Task objective:
Reproduce word for word the lines from the beginning of the entries to the line with "minimum width=30pt, minimum", both included, but none of the pictures.

Items:

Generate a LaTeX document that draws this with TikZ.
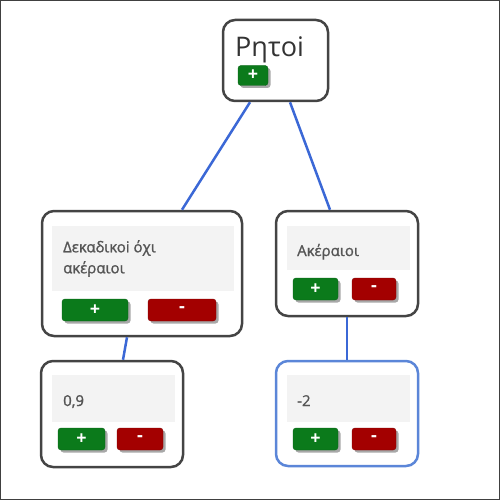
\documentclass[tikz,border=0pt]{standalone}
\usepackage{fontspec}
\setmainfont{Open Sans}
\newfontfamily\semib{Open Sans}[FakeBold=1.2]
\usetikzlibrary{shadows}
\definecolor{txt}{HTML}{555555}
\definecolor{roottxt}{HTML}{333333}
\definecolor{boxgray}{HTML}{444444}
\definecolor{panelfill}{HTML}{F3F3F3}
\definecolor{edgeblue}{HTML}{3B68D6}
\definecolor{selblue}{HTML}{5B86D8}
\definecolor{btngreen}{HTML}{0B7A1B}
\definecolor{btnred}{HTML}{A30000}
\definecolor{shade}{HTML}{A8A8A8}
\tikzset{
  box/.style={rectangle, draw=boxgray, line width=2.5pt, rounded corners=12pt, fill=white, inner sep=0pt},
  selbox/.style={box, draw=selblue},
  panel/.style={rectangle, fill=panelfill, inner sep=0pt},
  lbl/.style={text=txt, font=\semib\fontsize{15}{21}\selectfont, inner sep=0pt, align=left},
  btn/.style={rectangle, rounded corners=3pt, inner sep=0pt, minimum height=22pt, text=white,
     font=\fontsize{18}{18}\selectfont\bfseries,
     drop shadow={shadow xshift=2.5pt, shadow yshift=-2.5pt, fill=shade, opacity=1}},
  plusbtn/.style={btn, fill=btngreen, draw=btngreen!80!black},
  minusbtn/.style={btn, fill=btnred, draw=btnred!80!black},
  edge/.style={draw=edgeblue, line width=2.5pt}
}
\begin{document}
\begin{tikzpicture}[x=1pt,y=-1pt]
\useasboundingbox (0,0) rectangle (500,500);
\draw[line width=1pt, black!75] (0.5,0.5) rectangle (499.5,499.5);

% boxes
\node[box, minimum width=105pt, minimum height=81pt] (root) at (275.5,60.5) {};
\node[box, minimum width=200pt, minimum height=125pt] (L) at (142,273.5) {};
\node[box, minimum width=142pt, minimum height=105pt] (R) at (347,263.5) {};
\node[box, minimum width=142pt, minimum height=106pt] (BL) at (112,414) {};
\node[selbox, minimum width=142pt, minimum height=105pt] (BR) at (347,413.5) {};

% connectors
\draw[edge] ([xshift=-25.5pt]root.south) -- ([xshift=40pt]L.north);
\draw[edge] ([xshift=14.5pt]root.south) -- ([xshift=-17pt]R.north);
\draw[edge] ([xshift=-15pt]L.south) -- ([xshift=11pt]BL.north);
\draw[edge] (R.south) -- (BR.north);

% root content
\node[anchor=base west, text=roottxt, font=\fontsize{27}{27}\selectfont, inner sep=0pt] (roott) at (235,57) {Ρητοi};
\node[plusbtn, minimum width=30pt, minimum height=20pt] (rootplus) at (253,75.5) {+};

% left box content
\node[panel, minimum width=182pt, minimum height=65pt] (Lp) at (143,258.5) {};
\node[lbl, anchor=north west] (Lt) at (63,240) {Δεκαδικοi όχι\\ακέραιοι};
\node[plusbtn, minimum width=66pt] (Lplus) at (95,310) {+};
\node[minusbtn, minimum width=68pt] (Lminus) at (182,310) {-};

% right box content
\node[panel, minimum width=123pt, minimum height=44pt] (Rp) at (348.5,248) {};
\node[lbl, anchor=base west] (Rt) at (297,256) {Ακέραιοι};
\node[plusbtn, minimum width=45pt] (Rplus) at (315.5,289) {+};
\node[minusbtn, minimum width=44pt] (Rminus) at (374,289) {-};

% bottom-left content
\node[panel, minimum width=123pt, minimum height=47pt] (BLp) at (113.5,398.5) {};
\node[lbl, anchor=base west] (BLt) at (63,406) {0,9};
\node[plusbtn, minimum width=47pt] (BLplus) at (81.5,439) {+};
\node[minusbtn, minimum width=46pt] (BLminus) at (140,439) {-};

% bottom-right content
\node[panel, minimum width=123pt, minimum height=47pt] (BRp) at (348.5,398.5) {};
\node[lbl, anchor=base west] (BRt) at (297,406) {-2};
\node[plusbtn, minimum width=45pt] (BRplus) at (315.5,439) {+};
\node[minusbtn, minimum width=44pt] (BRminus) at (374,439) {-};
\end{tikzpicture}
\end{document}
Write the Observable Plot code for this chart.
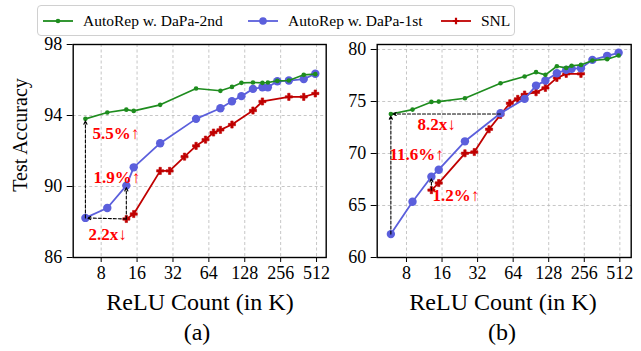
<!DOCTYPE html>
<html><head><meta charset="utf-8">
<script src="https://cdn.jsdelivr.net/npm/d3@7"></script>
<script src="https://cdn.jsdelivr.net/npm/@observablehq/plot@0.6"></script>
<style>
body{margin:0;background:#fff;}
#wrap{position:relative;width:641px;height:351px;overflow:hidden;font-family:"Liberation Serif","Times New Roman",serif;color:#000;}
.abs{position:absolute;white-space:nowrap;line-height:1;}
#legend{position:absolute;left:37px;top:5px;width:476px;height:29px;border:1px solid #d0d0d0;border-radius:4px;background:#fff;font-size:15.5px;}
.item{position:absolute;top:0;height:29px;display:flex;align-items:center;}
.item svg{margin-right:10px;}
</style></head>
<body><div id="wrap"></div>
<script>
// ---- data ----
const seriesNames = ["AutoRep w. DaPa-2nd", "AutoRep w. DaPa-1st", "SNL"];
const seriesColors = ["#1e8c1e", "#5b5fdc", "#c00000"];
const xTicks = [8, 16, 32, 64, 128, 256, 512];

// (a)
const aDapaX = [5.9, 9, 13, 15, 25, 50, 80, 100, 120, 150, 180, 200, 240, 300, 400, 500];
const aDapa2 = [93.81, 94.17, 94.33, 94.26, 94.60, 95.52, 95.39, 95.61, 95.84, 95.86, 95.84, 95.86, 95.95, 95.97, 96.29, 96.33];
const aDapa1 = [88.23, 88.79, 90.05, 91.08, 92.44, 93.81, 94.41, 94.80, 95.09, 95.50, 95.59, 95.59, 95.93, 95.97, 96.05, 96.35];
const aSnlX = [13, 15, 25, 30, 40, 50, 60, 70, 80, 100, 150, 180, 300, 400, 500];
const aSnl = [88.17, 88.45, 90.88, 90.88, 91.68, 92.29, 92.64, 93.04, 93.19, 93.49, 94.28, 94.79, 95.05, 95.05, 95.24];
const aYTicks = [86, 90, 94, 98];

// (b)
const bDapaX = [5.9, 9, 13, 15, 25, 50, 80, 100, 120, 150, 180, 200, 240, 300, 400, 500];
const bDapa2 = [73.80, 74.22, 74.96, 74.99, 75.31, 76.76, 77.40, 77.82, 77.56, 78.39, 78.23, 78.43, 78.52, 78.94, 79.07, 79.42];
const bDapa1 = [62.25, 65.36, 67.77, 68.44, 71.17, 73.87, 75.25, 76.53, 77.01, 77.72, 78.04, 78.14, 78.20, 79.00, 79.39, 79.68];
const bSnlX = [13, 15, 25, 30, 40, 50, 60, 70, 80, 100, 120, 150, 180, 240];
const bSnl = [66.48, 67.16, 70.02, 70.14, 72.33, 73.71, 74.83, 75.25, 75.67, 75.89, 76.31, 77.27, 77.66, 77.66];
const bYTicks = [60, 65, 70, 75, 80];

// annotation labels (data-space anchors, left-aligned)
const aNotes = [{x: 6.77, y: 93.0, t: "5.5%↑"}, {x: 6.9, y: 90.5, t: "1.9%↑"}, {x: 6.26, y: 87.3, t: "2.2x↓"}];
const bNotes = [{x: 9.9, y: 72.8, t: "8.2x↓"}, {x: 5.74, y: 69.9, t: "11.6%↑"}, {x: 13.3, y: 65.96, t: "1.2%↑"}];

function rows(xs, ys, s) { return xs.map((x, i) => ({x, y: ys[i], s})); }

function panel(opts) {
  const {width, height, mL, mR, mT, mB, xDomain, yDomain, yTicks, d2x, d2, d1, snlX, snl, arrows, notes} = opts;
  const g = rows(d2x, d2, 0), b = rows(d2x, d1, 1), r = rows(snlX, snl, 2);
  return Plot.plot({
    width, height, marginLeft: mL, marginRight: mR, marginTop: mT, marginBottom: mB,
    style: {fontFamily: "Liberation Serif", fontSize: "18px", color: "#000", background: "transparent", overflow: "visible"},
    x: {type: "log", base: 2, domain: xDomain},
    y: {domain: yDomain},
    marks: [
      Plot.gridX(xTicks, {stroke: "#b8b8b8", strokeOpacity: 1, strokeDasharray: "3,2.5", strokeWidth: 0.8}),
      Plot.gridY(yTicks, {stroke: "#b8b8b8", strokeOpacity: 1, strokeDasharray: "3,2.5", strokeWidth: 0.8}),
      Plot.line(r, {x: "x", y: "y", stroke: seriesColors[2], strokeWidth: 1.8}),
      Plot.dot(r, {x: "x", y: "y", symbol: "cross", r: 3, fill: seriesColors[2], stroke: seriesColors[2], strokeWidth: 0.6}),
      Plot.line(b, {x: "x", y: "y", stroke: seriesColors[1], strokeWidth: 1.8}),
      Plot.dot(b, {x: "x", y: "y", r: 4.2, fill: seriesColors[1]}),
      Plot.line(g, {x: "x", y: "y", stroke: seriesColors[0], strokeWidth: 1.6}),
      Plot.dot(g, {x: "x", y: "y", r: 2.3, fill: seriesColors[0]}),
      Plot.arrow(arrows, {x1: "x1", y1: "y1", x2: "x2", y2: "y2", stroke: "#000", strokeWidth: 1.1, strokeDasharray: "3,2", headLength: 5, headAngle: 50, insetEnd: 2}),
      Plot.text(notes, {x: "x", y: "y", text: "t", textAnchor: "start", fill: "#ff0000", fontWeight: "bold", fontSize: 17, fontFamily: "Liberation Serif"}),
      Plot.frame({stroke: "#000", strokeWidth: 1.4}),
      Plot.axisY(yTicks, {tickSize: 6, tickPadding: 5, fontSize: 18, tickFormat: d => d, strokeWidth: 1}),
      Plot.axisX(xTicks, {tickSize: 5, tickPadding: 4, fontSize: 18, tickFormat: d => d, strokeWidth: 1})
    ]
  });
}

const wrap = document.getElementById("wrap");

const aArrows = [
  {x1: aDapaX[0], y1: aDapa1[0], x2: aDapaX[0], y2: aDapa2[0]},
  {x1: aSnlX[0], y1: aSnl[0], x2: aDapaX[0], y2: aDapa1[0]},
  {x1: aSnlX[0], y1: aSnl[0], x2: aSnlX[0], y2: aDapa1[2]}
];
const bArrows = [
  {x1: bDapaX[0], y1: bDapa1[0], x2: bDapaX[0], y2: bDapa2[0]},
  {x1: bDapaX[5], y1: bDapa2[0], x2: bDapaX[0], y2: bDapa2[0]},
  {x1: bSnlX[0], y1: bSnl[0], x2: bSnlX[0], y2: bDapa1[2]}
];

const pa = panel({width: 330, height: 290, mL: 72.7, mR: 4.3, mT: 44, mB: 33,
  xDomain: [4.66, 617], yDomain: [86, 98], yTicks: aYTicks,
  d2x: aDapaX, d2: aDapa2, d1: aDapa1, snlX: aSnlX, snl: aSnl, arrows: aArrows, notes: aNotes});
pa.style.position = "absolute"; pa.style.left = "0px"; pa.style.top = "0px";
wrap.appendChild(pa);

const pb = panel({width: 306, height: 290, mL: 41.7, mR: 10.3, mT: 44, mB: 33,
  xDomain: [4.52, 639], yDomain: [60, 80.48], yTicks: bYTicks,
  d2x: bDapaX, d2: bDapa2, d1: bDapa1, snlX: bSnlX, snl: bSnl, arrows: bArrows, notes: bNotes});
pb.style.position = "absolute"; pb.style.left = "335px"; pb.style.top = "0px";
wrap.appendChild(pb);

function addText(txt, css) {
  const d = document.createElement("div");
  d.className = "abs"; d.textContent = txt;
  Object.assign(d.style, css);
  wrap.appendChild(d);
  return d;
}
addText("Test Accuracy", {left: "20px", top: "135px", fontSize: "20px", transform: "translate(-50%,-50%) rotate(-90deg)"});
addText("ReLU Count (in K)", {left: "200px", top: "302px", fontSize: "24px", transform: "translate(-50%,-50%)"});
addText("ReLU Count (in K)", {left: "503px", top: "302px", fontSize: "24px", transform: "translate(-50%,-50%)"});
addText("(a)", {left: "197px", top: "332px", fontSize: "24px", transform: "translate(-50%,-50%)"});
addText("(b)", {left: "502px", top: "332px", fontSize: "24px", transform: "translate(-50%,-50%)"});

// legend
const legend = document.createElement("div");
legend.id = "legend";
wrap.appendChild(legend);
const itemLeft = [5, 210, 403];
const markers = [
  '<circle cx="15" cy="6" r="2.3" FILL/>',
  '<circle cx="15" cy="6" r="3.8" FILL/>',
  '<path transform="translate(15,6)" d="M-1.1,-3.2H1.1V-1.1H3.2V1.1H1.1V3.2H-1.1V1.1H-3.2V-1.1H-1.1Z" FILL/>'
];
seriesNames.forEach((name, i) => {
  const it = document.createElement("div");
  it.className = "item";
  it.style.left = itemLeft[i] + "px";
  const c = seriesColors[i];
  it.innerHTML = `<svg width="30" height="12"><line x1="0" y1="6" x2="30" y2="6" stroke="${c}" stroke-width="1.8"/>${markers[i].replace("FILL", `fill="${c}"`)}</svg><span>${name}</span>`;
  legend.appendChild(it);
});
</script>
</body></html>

Exercise answer:
Generate a LaTeX document that draws this with TikZ.
\documentclass[tikz,border=0pt]{standalone}
\usepackage{fontspec}
\setmainfont{Open Sans}
\newfontfamily\semib{Open Sans}[FakeBold=1.2]
\usetikzlibrary{shadows}
\definecolor{txt}{HTML}{555555}
\definecolor{roottxt}{HTML}{333333}
\definecolor{boxgray}{HTML}{444444}
\definecolor{panelfill}{HTML}{F3F3F3}
\definecolor{edgeblue}{HTML}{3B68D6}
\definecolor{selblue}{HTML}{5B86D8}
\definecolor{btngreen}{HTML}{0B7A1B}
\definecolor{btnred}{HTML}{A30000}
\definecolor{shade}{HTML}{A8A8A8}
\tikzset{
  box/.style={rectangle, draw=boxgray, line width=2.5pt, rounded corners=12pt, fill=white, inner sep=0pt},
  selbox/.style={box, draw=selblue},
  panel/.style={rectangle, fill=panelfill, inner sep=0pt},
  lbl/.style={text=txt, font=\semib\fontsize{15}{21}\selectfont, inner sep=0pt, align=left},
  btn/.style={rectangle, rounded corners=3pt, inner sep=0pt, minimum height=22pt, text=white,
     font=\fontsize{18}{18}\selectfont\bfseries,
     drop shadow={shadow xshift=2.5pt, shadow yshift=-2.5pt, fill=shade, opacity=1}},
  plusbtn/.style={btn, fill=btngreen, draw=btngreen!80!black},
  minusbtn/.style={btn, fill=btnred, draw=btnred!80!black},
  edge/.style={draw=edgeblue, line width=2.5pt}
}
\begin{document}
\begin{tikzpicture}[x=1pt,y=-1pt]
\useasboundingbox (0,0) rectangle (500,500);
\draw[line width=1pt, black!75] (0.5,0.5) rectangle (499.5,499.5);

% boxes
\node[box, minimum width=105pt, minimum height=81pt] (root) at (275.5,60.5) {};
\node[box, minimum width=200pt, minimum height=125pt] (L) at (142,273.5) {};
\node[box, minimum width=142pt, minimum height=105pt] (R) at (347,263.5) {};
\node[box, minimum width=142pt, minimum height=106pt] (BL) at (112,414) {};
\node[selbox, minimum width=142pt, minimum height=105pt] (BR) at (347,413.5) {};

% connectors
\draw[edge] ([xshift=-25.5pt]root.south) -- ([xshift=40pt]L.north);
\draw[edge] ([xshift=14.5pt]root.south) -- ([xshift=-17pt]R.north);
\draw[edge] ([xshift=-15pt]L.south) -- ([xshift=11pt]BL.north);
\draw[edge] (R.south) -- (BR.north);

% root content
\node[anchor=base west, text=roottxt, font=\fontsize{27}{27}\selectfont, inner sep=0pt] (roott) at (235,57) {Ρητοi};
\node[plusbtn, minimum width=30pt, minimum height=20pt] (rootplus) at (253,75.5) {+};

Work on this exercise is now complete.